Skip the pictures. Transcribe the rest of the data below without changing a word.

§ **SUPPLIED MATERIAL**:
--- Begin ---

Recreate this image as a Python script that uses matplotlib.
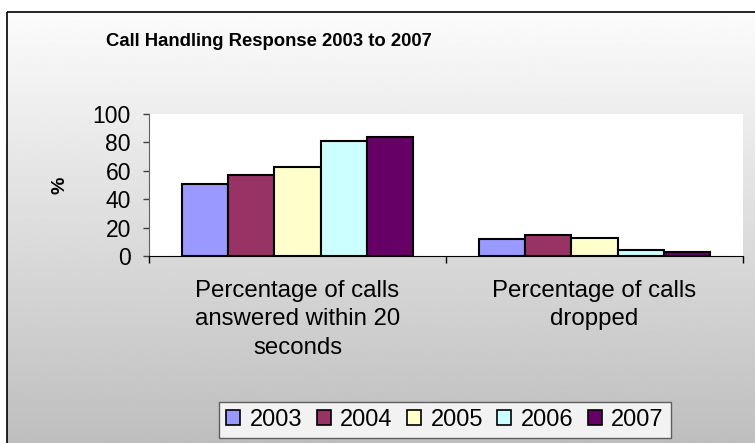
import numpy as np
import matplotlib.pyplot as plt
from matplotlib.patches import Rectangle

plt.rcParams['font.family'] = ['Liberation Sans', 'DejaVu Sans']

categories = ['Percentage of calls\nanswered within 20\nseconds', 'Percentage of calls\ndropped']
years = ['2003', '2004', '2005', '2006', '2007']
values = {
    '2003': [51, 12],
    '2004': [57, 15],
    '2005': [63, 13],
    '2006': [81, 4],
    '2007': [84, 3],
}
colors = ['#9999FF', '#993366', '#FFFFCC', '#CCFFFF', '#660066']
yticks = [0, 20, 40, 60, 80, 100]

W, H = 755, 443
fig = plt.figure(figsize=(W / 100, H / 100), dpi=100, facecolor='white')

# chart area: grey vertical gradient inside a black frame
bg = fig.add_axes([0, 0, 1, 1], zorder=-2)
bg.set_xlim(0, W)
bg.set_ylim(H, 0)
bg.axis('off')
grad = np.linspace(0.985, 0.745, 256).reshape(-1, 1)
bg.imshow(grad, cmap='gray', vmin=0, vmax=1, aspect='auto',
          extent=(7, W + 5, H + 2, 12), interpolation='bilinear')
bg.add_patch(Rectangle((7, 12), W, H, fill=False, edgecolor='black', linewidth=1.2))

ax = fig.add_axes([149 / W, 1 - 256 / H, (743 - 149) / W, (256 - 114) / H])
ax.set_facecolor('white')

x = np.arange(len(categories))
width = 0.155
for i, (yr, c) in enumerate(zip(years, colors)):
    ax.bar(x + (i - 2) * width, values[yr], width, color=c, edgecolor='black',
           linewidth=1.5, label=yr, zorder=3)

ax.set_xlim(-0.5, len(categories) - 0.5)
ax.set_ylim(0, 100)
ax.set_yticks(yticks)
ax.set_yticklabels([str(t) for t in yticks], fontsize=16.5)
ax.tick_params(axis='y', direction='out', length=4, width=1, color='#404040', pad=9)

ax.set_xticks(x)
ax.set_xticklabels(categories, fontsize=17.3, linespacing=1.38, va='top')
ax.tick_params(axis='x', length=0, pad=17)
ax.set_xticks([-0.5, 0.5, 1.5], minor=True)
ax.tick_params(axis='x', which='minor', direction='out', length=5, width=1, color='black')

for s in ['top', 'right']:
    ax.spines[s].set_visible(False)
ax.spines['left'].set_color('#606060')
ax.spines['bottom'].set_color('black')

fig.text(60 / W, 1 - 185 / H, '%', rotation=90, fontsize=14, fontweight='bold',
         ha='center', va='center')
fig.text(269 / W, 1 - 42 / H, 'Call Handling Response 2003 to 2007', fontsize=13.3,
         fontweight='bold', ha='center', va='center')

leg = fig.legend(loc='center', bbox_to_anchor=(445 / W, 1 - 420 / H), ncol=5,
                 fontsize=17, frameon=True, fancybox=False, handlelength=0.6,
                 handleheight=0.6, handletextpad=0.4, columnspacing=0.6,
                 borderpad=0.3)
leg.get_frame().set_edgecolor('#404040')
leg.get_frame().set_linewidth(1)
for h in leg.legend_handles:
    h.set_linewidth(1.2)

fig.savefig('out.png', dpi=100)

--- End ---

§ **REPLY TO THE EXERCISE**:
Recreate this image as a Python script that uses matplotlib.
import numpy as np
import matplotlib.pyplot as plt
from matplotlib.patches import Rectangle

plt.rcParams['font.family'] = ['Liberation Sans', 'DejaVu Sans']

categories = ['Percentage of calls\nanswered within 20\nseconds', 'Percentage of calls\ndropped']
years = ['2003', '2004', '2005', '2006', '2007']
values = {
    '2003': [51, 12],
    '2004': [57, 15],
    '2005': [63, 13],
    '2006': [81, 4],
    '2007': [84, 3],
}
colors = ['#9999FF', '#993366', '#FFFFCC', '#CCFFFF', '#660066']
yticks = [0, 20, 40, 60, 80, 100]

W, H = 755, 443
fig = plt.figure(figsize=(W / 100, H / 100), dpi=100, facecolor='white')

# chart area: grey vertical gradient inside a black frame
bg = fig.add_axes([0, 0, 1, 1], zorder=-2)
bg.set_xlim(0, W)
bg.set_ylim(H, 0)
bg.axis('off')
grad = np.linspace(0.985, 0.745, 256).reshape(-1, 1)
bg.imshow(grad, cmap='gray', vmin=0, vmax=1, aspect='auto',
          extent=(7, W + 5, H + 2, 12), interpolation='bilinear')
bg.add_patch(Rectangle((7, 12), W, H, fill=False, edgecolor='black', linewidth=1.2))

ax = fig.add_axes([149 / W, 1 - 256 / H, (743 - 149) / W, (256 - 114) / H])
ax.set_facecolor('white')

x = np.arange(len(categories))
width = 0.155
for i, (yr, c) in enumerate(zip(years, colors)):
    ax.bar(x + (i - 2) * width, values[yr], width, color=c, edgecolor='black',
           linewidth=1.5, label=yr, zorder=3)

ax.set_xlim(-0.5, len(categories) - 0.5)
ax.set_ylim(0, 100)
ax.set_yticks(yticks)
ax.set_yticklabels([str(t) for t in yticks], fontsize=16.5)
ax.tick_params(axis='y', direction='out', length=4, width=1, color='#404040', pad=9)

ax.set_xticks(x)
ax.set_xticklabels(categories, fontsize=17.3, linespacing=1.38, va='top')
ax.tick_params(axis='x', length=0, pad=17)
ax.set_xticks([-0.5, 0.5, 1.5], minor=True)
ax.tick_params(axis='x', which='minor', direction='out', length=5, width=1, color='black')

for s in ['top', 'right']:
    ax.spines[s].set_visible(False)
ax.spines['left'].set_color('#606060')
ax.spines['bottom'].set_color('black')

fig.text(60 / W, 1 - 185 / H, '%', rotation=90, fontsize=14, fontweight='bold',
         ha='center', va='center')
fig.text(269 / W, 1 - 42 / H, 'Call Handling Response 2003 to 2007', fontsize=13.3,
         fontweight='bold', ha='center', va='center')

leg = fig.legend(loc='center', bbox_to_anchor=(445 / W, 1 - 420 / H), ncol=5,
                 fontsize=17, frameon=True, fancybox=False, handlelength=0.6,
                 handleheight=0.6, handletextpad=0.4, columnspacing=0.6,
                 borderpad=0.3)
leg.get_frame().set_edgecolor('#404040')
leg.get_frame().set_linewidth(1)
for h in leg.legend_handles:
    h.set_linewidth(1.2)

fig.savefig('out.png', dpi=100)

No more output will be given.